Mad Men Season Opener – Worth the Wait?

Long answer:

The episode “Out of Town” is an interesting balancing act. As we headed into the second season, many of the questions were left unanswered in a delightful/maddening tease. I was curious if Matthew Weiner would try that approach again, particularly with the increased scrutiny and expectations of this new season. Instead of trying to replicate or invert, he manages to dispense a good deal of information while still leaving a good deal unexplained. Without spoiling anything, I would say the following aspects are addressed but not fully investigated:

  1. The fate of Duck Phillips.
  2. Changes at the agency since the Brits took over.
  3. The increasing importance of TV at Sterling Cooper.
  4. Joan’s wedding plans.

There is still much left to explore of those items and, hopefully, the first point in particular: considering the potential for drama around Duck Phillips’ departure and the office meltdown witnessed in “Out of Town”, it has become increasingly clear that Sterling Cooper is not a happy, healthy place to work.
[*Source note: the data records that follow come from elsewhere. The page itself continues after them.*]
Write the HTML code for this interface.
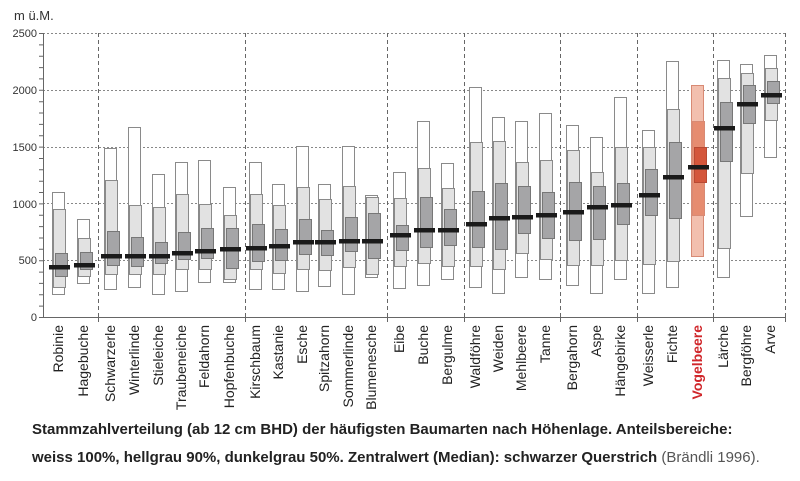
<!DOCTYPE html>
<html><head><meta charset="utf-8"><style>
body{margin:0;background:#fff;width:800px;height:481px;overflow:hidden;font-family:"Liberation Sans",sans-serif}
.cap{position:absolute;left:32px;font:bold 15px "Liberation Sans",sans-serif;color:#222;white-space:nowrap}
</style></head><body>
<svg width="800" height="481" style="position:absolute;left:0;top:0" font-family="Liberation Sans, sans-serif">
<text x="14" y="20" font-size="13" fill="#333">m ü.M.</text>
<g font-size="11" fill="#333" text-anchor="end">
<text x="37" y="37">2500</text><text x="37" y="94">2000</text><text x="37" y="151">1500</text><text x="37" y="208">1000</text><text x="37" y="264">500</text><text x="37" y="321">0</text>
</g>
<g stroke="#888" stroke-dasharray="2,2" stroke-width="1">
<line x1="43" y1="33.5" x2="786" y2="33.5"/><line x1="43" y1="90.5" x2="786" y2="90.5"/><line x1="43" y1="147.5" x2="786" y2="147.5"/><line x1="43" y1="203.5" x2="786" y2="203.5"/><line x1="43" y1="260.5" x2="786" y2="260.5"/>
</g>
<g stroke="#666" stroke-dasharray="4,3" stroke-width="1">
<line x1="98.5" y1="33" x2="98.5" y2="317"/><line x1="245.5" y1="33" x2="245.5" y2="317"/><line x1="387.5" y1="33" x2="387.5" y2="317"/><line x1="464.5" y1="33" x2="464.5" y2="317"/><line x1="560.5" y1="33" x2="560.5" y2="317"/><line x1="637.5" y1="33" x2="637.5" y2="317"/><line x1="713.5" y1="33" x2="713.5" y2="317"/><line x1="785.5" y1="33" x2="785.5" y2="317"/>
</g>
<g stroke="#666" stroke-width="1">
<line x1="43.5" y1="33" x2="43.5" y2="318"/><line x1="43" y1="317.5" x2="786" y2="317.5"/>
<path id="ticks" d=""/>
</g>
<g id="boxes"></g>
<g id="labels" font-size="14" fill="#222"></g>
</svg>
<div class="cap" style="top:421px">Stammzahlverteilung (ab 12 cm BHD) der häufigsten Baumarten nach Höhenlage. Anteilsbereiche:</div>
<div class="cap" style="top:449px">weiss 100%, hellgrau 90%, dunkelgrau 50%. Zentralwert (Median): schwarzer Querstrich <span style="font-weight:normal;color:#555">(Brändli 1996).</span></div>
<script>
var d=[
["Robinie",52,192,294,209,287,253,276,267],
["Hagebuche",77,219,283,238,276,252,269,265],
["Schwarzerle",104,148,289,180,274,231,265,256],
["Winterlinde",128,127,287,205,274,237,266,256],
["Stieleiche",152,174,294,207,274,242,263,256],
["Traubeneiche",175,162,291,194,269,232,259,253],
["Feldahorn",198,160,282,204,269,228,258,251],
["Hopfenbuche",223,187,282,215,279,228,268,249],
["Kirschbaum",249,162,289,194,269,224,261,248],
["Kastanie",272,184,289,205,273,229,260,246],
["Esche",296,146,291,187,269,219,254,242],
["Spitzahorn",318,184,286,199,270,230,255,242],
["Sommerlinde",342,146,294,186,267,217,251,241],
["Blumenesche",365,195,277,197,274,213,258,241],
["Eibe",393,172,288,198,266,225,250,235],
["Buche",417,121,285,168,263,197,247,230],
["Bergulme",441,163,279,188,266,209,245,230],
["Waldföhre",469,87,287,142,266,191,247,224],
["Weiden",492,117,293,141,269,183,249,218],
["Mehlbeere",515,121,277,162,253,186,233,217],
["Tanne",539,113,279,160,259,192,238,215],
["Bergahorn",566,125,285,150,265,182,240,212],
["Aspe",590,137,293,172,265,186,239,207],
["Hängebirke",614,97,279,147,260,183,224,205],
["Weisserle",642,130,293,147,264,169,215,195],
["Fichte",666,61,287,109,261,142,218,177],
["Vogelbeere",691,85,256,121,215,147,182,167],
["Lärche",717,60,277,78,248,102,161,128],
["Bergföhre",740,64,216,73,173,85,123,104],
["Arve",764,55,157,68,120,81,103,95]];
var s="",l="",t="";
for(var v=0;v<=2500;v+=100){var y=317.5-v*0.1136;t+="M39 "+y.toFixed(1)+"H43";}
[98.5,245.5,387.5,464.5,560.5,637.5,713.5,785.5].forEach(function(x){t+="M"+x+" 317V322";});
document.getElementById("ticks").setAttribute("d",t);
d.forEach(function(r){var x=r[1],red=r[0]=="Vogelbeere";
var c1=red?"#f2bfae":"#fff",c2=red?"#e68c70":"#e2e2e2",c3=red?"#d4563b":"#a5a5a7",st=red?"#d88a74":"#8a8a8a";
s+='<rect x="'+(x+.5)+'" y="'+r[2]+'.5" width="12" height="'+(r[3]-r[2])+'" fill="'+c1+'" stroke="'+st+'"/>';
s+='<rect x="'+(x+1.5)+'" y="'+r[4]+'.5" width="12" height="'+(r[5]-r[4])+'" fill="'+c2+'" stroke="'+st+'"/>';
s+='<rect x="'+(x+3.5)+'" y="'+r[6]+'.5" width="12" height="'+(r[7]-r[6])+'" fill="'+c3+'" stroke="'+(red?"#b84a33":"#777")+'"/>';
s+='<rect x="'+(x-3)+'" y="'+(r[8]-2)+'" width="21" height="4.5" fill="#1a1a1a"/>';
var cx=x+11;
l+='<text transform="translate('+cx+',325) rotate(-90)" text-anchor="end"'+(red?' fill="#d0262a" font-weight="bold"':'')+'>'+r[0]+'</text>';
});
document.getElementById("boxes").innerHTML=s;
document.getElementById("labels").innerHTML=l;
</script>
</body></html>
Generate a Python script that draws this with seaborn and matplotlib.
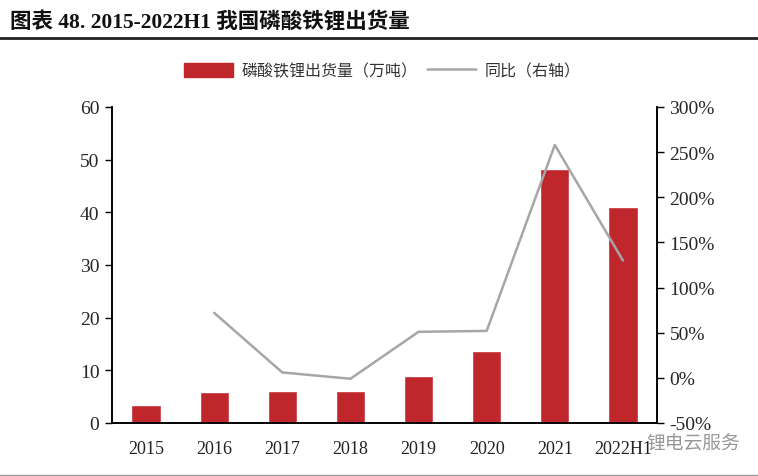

Just as interesting are those elements left untouched so far:

  1. Peggy and Pete.
  2. Pete’s relationship with his father-in-law.
  3. Peggy and Pete.
  4. Betty’s state of mind post-reconciliation.
  5. Peggy and Pete.

I’m curious to see how the Peggy and Pete dynamic will play out: I have a sense that the true nature of their connection might fade into the background and devolve into a bitter workplace rivalry.

The opening of the episode was quite theatrical and struck me as too “stagey” by half at the time, but upon reflection it makes sense. We’ve spent a time away from the rhythms of Mad Men and it does the audience well to reacquaint themselves with the measured but steady tempo unseen in standard network TV fare.

Just as interesting is the connection Sal and Don experience during their trip to Baltimore. I’ve always thought that if anyone in the office could accept Sal’s true nature it would be Don: as I mention in the book (shameless plug alert!), there is a closeted nature to Don’s Draper/Whitman existence that can easily be seen as a gay sensibility.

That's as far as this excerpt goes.